# USB sound system gets quieter over time, after restarting computer it is fixed?



## pepsi71ocean (Jun 25, 2012)

Hey guys,

I have a USB Audio plug that goes to the amp box VIA USB cable. My computer is doing some annoying crap now. If i play music or a DVD the sound volume spikes and fades. Often times after several hours the song's may or may not play. the high notes will play but the ligher ones won't.

Right now Windows Media Player will be fine playing my DVD of Hogans Heroes.
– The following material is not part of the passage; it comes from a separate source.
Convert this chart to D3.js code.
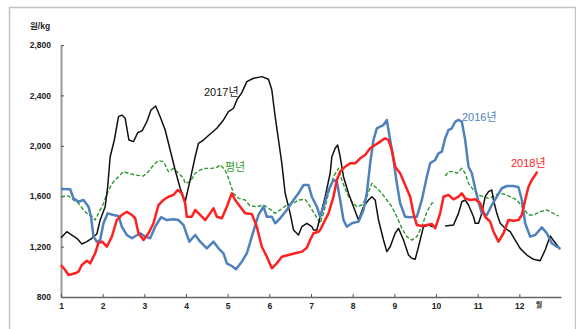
<!DOCTYPE html>
<html>
<head>
<meta charset="utf-8">
<script src="https://cdn.jsdelivr.net/npm/d3@7"></script>
<style>
  body { margin: 0; background: #fff; }
  svg text { font-family: "Liberation Sans", "Noto Sans CJK KR", sans-serif; }
</style>
</head>
<body>
<div id="chart"></div>
<script>
// month position (1 = start of Jan) and price (원/kg), null = no quote
var x2016 = [1.00,1.22,1.30,1.42,1.54,1.66,1.72,1.78,1.86,1.94,2.02,2.12,2.26,2.38,2.46,2.58,2.70,2.90,3.02,3.14,3.26,3.40,3.54,3.70,3.82,3.94,3.98,4.08,4.22,4.34,4.50,4.66,4.78,4.90,4.98,5.10,5.20,5.34,5.46,5.58,5.74,5.86,5.94,6.06,6.14,6.26,6.42,6.58,6.70,6.82,6.94,7.02,7.14,7.22,7.30,7.42,7.54,7.62,7.70,7.78,7.86,7.98,8.14,8.26,8.34,8.42,8.50,8.58,8.66,8.74,8.82,8.90,8.98,9.06,9.14,9.26,9.38,9.54,9.66,9.78,9.86,9.98,10.06,10.14,10.22,10.30,10.38,10.46,10.54,10.62,10.70,10.78,10.86,10.94,11.02,11.10,11.22,11.34,11.46,11.58,11.70,11.86,11.98,12.06,12.14,12.26,12.38,12.54,12.66,12.78,12.90,12.98];
var y2016 = [1657,1655,1583,1556,1570,1517,1437,1279,1239,1252,1385,1464,1451,1443,1358,1292,1266,1306,1279,1266,1358,1433,1411,1417,1411,1371,1332,1239,1292,1239,1186,1239,1186,1147,1067,1046,1020,1080,1147,1279,1451,1517,1437,1437,1385,1425,1491,1570,1623,1689,1689,1596,1517,1437,1517,1649,1729,1715,1570,1411,1358,1385,1398,1491,1623,1861,2046,2139,2152,2165,2205,2046,1888,1702,1544,1437,1433,1437,1570,1755,1861,1888,1940,1953,2060,2125,2139,2191,2205,2191,2046,1834,1782,1663,1556,1464,1451,1530,1596,1663,1681,1681,1671,1570,1385,1279,1292,1353,1306,1226,1199,1186];

var x2017 = [1.00,1.14,1.26,1.38,1.50,1.62,1.74,1.86,1.94,2.06,2.12,2.18,2.28,2.38,2.46,2.54,2.63,2.74,2.84,2.95,3.06,3.16,3.27,3.38,3.50,3.62,3.74,3.86,3.98,4.10,4.22,4.30,4.42,4.58,4.74,4.90,5.02,5.14,5.22,5.34,5.46,5.62,5.82,5.98,6.06,6.14,6.22,6.30,6.38,6.50,6.58,6.70,6.78,6.90,7.02,7.06,7.14,7.22,7.34,7.46,7.50,7.58,7.64,7.70,7.78,7.90,8.02,8.14,8.26,8.38,8.46,8.54,8.62,8.74,8.82,8.90,9.02,9.10,9.22,9.34,9.42,9.50,9.58,9.70,9.82,9.94,10.08,10.22,10.42,10.54,10.62,10.70,10.78,10.90,10.94,11.02,11.10,11.18,11.26,11.34,11.38,11.46,11.54,11.66,11.78,11.90,12.02,12.18,12.34,12.50,12.62,12.74,12.86,12.98];
var y2017 = [1270,1318,1292,1266,1221,1239,1266,1300,1411,1517,1675,1913,2046,2231,2244,2218,2046,2033,2104,2120,2191,2284,2316,2231,2125,1967,1808,1663,1556,1729,1913,2020,2046,2094,2139,2205,2271,2298,2364,2422,2509,2536,2549,2528,2443,2231,2046,1861,1623,1464,1332,1292,1358,1385,1358,1332,1332,1437,1596,1782,1913,1980,2006,1913,1755,1623,1517,1411,1517,1570,1596,1570,1411,1252,1160,1199,1306,1345,1252,1133,1107,1099,1199,1358,1371,1358,null,1363,1371,1464,1556,1570,1530,1437,1385,1385,1464,1596,1636,1649,1570,1464,1385,1345,1318,1252,1186,1133,1099,1088,1173,1284,1231,1178];

var x2018 = [1.00,1.10,1.18,1.34,1.42,1.50,1.62,1.70,1.82,1.90,1.99,2.10,2.22,2.34,2.46,2.58,2.70,2.78,2.86,2.98,3.10,3.22,3.34,3.46,3.58,3.70,3.80,3.90,3.98,4.02,4.14,4.22,4.34,4.46,4.58,4.66,4.74,4.86,4.98,5.10,5.18,5.30,5.42,5.58,5.70,5.82,5.94,6.06,6.18,6.30,6.46,6.62,6.78,6.90,6.98,7.06,7.18,7.22,7.30,7.42,7.54,7.62,7.70,7.82,7.94,8.06,8.18,8.30,8.42,8.54,8.66,8.78,8.86,8.94,9.02,9.14,9.26,9.38,9.46,9.54,9.66,9.78,9.90,9.98,10.10,10.18,10.30,10.42,10.54,10.62,10.70,10.82,10.94,11.06,11.18,11.30,11.38,11.50,11.62,11.74,11.86,11.98,12.06,12.14,12.22,12.30,12.38,12.43];
var y2018 = [1054,1014,975,988,1001,1054,1088,1067,1147,1231,1239,1199,1279,1411,1451,1477,1451,1425,1306,1252,1306,1385,1530,1570,1596,1610,1649,1623,1544,1437,1437,1491,1451,1411,1464,1504,1437,1425,1517,1623,1570,1517,1464,1459,1358,1199,1120,1028,1067,1120,1133,1147,1160,1190,1252,1306,1318,1332,1385,1464,1596,1729,1795,1834,1861,1861,1901,1927,1980,2006,2033,2060,2046,1967,1834,1782,1689,1596,1464,1371,1363,1371,1379,1345,1464,1596,1610,1575,1596,1623,1583,1570,1575,1544,1437,1398,1318,1239,1306,1411,1406,1411,1451,1570,1675,1729,1768,1795];

var xNormal = [1.00,1.18,1.30,1.42,1.54,1.66,1.74,1.82,1.90,2.02,2.14,2.26,2.38,2.50,2.62,2.78,2.98,3.10,3.22,3.34,3.46,3.58,3.70,3.82,3.94,3.98,4.10,4.22,4.34,4.46,4.62,4.74,4.82,4.90,4.98,5.06,5.14,5.26,5.42,5.54,5.70,5.86,6.02,6.14,6.26,6.42,6.58,6.70,6.86,6.98,7.10,7.22,7.30,7.42,7.54,7.66,7.74,7.86,7.98,8.10,8.22,8.34,8.46,8.58,8.70,8.82,8.94,9.06,9.18,9.30,9.42,9.54,9.66,9.78,9.90,9.98,10.10,10.22,10.30,10.42,10.50,10.62,10.70,10.78,10.90,11.02,11.14,11.26,11.38,11.50,11.62,11.78,11.94,12.10,12.22,12.34,12.50,12.66,12.78,12.94];
var yNormal = [1596,1602,1570,1544,1491,1451,1443,1411,1464,1544,1649,1715,1755,1795,1782,1768,1760,1795,1848,1882,1874,1795,1821,1782,1742,1702,1715,1782,1808,1821,1821,1829,1848,1821,1782,1702,1623,1583,1570,1522,1517,1530,1496,1464,1491,1530,1544,1570,1575,1517,1451,1385,1464,1623,1755,1821,1729,1623,1556,1517,1530,1596,1702,1663,1623,1570,1517,1437,1345,1279,1252,1279,1358,1477,1544,1556,null,1760,1795,1795,1782,1821,1782,1702,1649,1610,1596,1583,1596,1623,1618,1596,1570,1504,1451,1451,1477,1491,1469,1443];

var yTicks = [800, 1200, 1600, 2000, 2400, 2800];
var monthTicks = [1,2,3,4,5,6,7,8,9,10,11,12];

var width = 576, height = 329;

var svg = d3.select("#chart")
    .append("svg")
    .attr("width", width)
    .attr("height", height);

// outer frame
svg.append("rect")
    .attr("x", 9.5).attr("y", 7.5)
    .attr("width", 566).attr("height", 340)
    .attr("fill", "none")
    .attr("stroke", "#c4c4c4")
    .attr("stroke-width", 1.5);

var x = d3.scaleLinear().domain([1, 13]).range([61, 561]);
var y = d3.scaleLinear().domain([800, 2800]).range([297, 45]);

var yAxis = svg.append("g")
    .attr("transform", "translate(61,0)")
    .call(d3.axisLeft(y).tickValues(yTicks).tickFormat(d3.format(","))
        .tickSizeInner(-3).tickSizeOuter(0).tickPadding(10));
yAxis.select(".domain").attr("stroke", "#9a9a9a").attr("stroke-width", 2);
yAxis.selectAll(".tick line").attr("stroke", "#555");
yAxis.selectAll("text").attr("font-size", 8.5).attr("font-weight", "bold").attr("fill", "#222");

var xAxis = svg.append("g")
    .attr("transform", "translate(0,297)")
    .call(d3.axisBottom(x).tickValues(monthTicks).tickFormat(d3.format("d"))
        .tickSizeInner(-3).tickSizeOuter(0).tickPadding(6));
xAxis.select(".domain").attr("stroke", "#666").attr("stroke-width", 1.3);
xAxis.selectAll(".tick line").attr("stroke", "#555");
xAxis.selectAll("text").attr("font-size", 8.5).attr("font-weight", "bold").attr("fill", "#222");

svg.append("text")
    .attr("x", 30).attr("y", 29)
    .attr("font-size", 8.5).attr("font-weight", "bold").attr("fill", "#222")
    .text("원/kg");

svg.append("text")
    .attr("x", 539).attr("y", 307)
    .attr("text-anchor", "middle")
    .attr("font-size", 7).attr("font-weight", "bold").attr("fill", "#222")
    .text("월");

function drawSeries(xs, ys, color, w, dash) {
    var pts = xs.map(function(d, i) { return [d, ys[i]]; });
    var line = d3.line()
        .defined(function(d) { return d[1] !== null; })
        .x(function(d) { return x(d[0]); })
        .y(function(d) { return y(d[1]); });
    svg.append("path")
        .datum(pts)
        .attr("fill", "none")
        .attr("stroke", color)
        .attr("stroke-width", w)
        .attr("stroke-linejoin", "round")
        .attr("stroke-dasharray", dash)
        .attr("d", line);
}

drawSeries(xNormal, yNormal, "#2f9a2f", 1.4, "4,2");
drawSeries(x2017, y2017, "#111111", 1.5, null);
drawSeries(x2016, y2016, "#4f81bd", 2.5, null);
drawSeries(x2018, y2018, "#ff2020", 2.5, null);

var labels = [
    {t: "2017년", x: 204, y: 96, c: "#111"},
    {t: "평년", x: 225, y: 171, c: "#2f9a2f"},
    {t: "2016년", x: 462, y: 121, c: "#4f81bd"},
    {t: "2018년", x: 511, y: 167, c: "#ff2020"}
];
svg.selectAll(".lbl")
    .data(labels)
    .enter()
    .append("text")
    .attr("class", "lbl")
    .attr("x", function(d) { return d.x; })
    .attr("y", function(d) { return d.y; })
    .attr("font-size", 11)
    .attr("fill", function(d) { return d.c; })
    .text(function(d) { return d.t; });
</script>
</body>
</html>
But i had to adjust the USB volume up all the way, and my sound system is set to MAX. and the audio is barely audible.

If i turn the USB volume down and restart the computer it will reset, 50% on the USB slider and volume level 14 (out of 31) will result is nice loud sound.


Often times this gets so annoying when with classical music, it will spike and go from no sound to high pitched notes (of sound) back to silence.


Is my USB port dieing? or is this a software issue?

I should mention that i moved the USb audio from one USB port to another and the problem went away for about 3 months, and now its back.


My right is on the left under system specs.


----------



## FordGT90Concept (Jun 25, 2012)

Try bypassing the amp?


----------



## pepsi71ocean (Jun 25, 2012)

i don't have a separate amp system, however the amp and sound system play CD's without issue or fading.

i should mention that the left side would sometimes be quieter then the right, and via versa. but playing CD's is not an issue.


----------



## Random Murderer (Jun 25, 2012)

Try turning off "USB Selective Suspend" under the advanced options in power management.
Also, it would help if you told us the brand and model of USB sound card/DAC.


----------



## pepsi71ocean (Jun 26, 2012)

i looked but i cannot find anything called selective suspend?


and the USB cord goes right into the back with the rest of the USB slots, Under device it just says generic USb audio Drivers?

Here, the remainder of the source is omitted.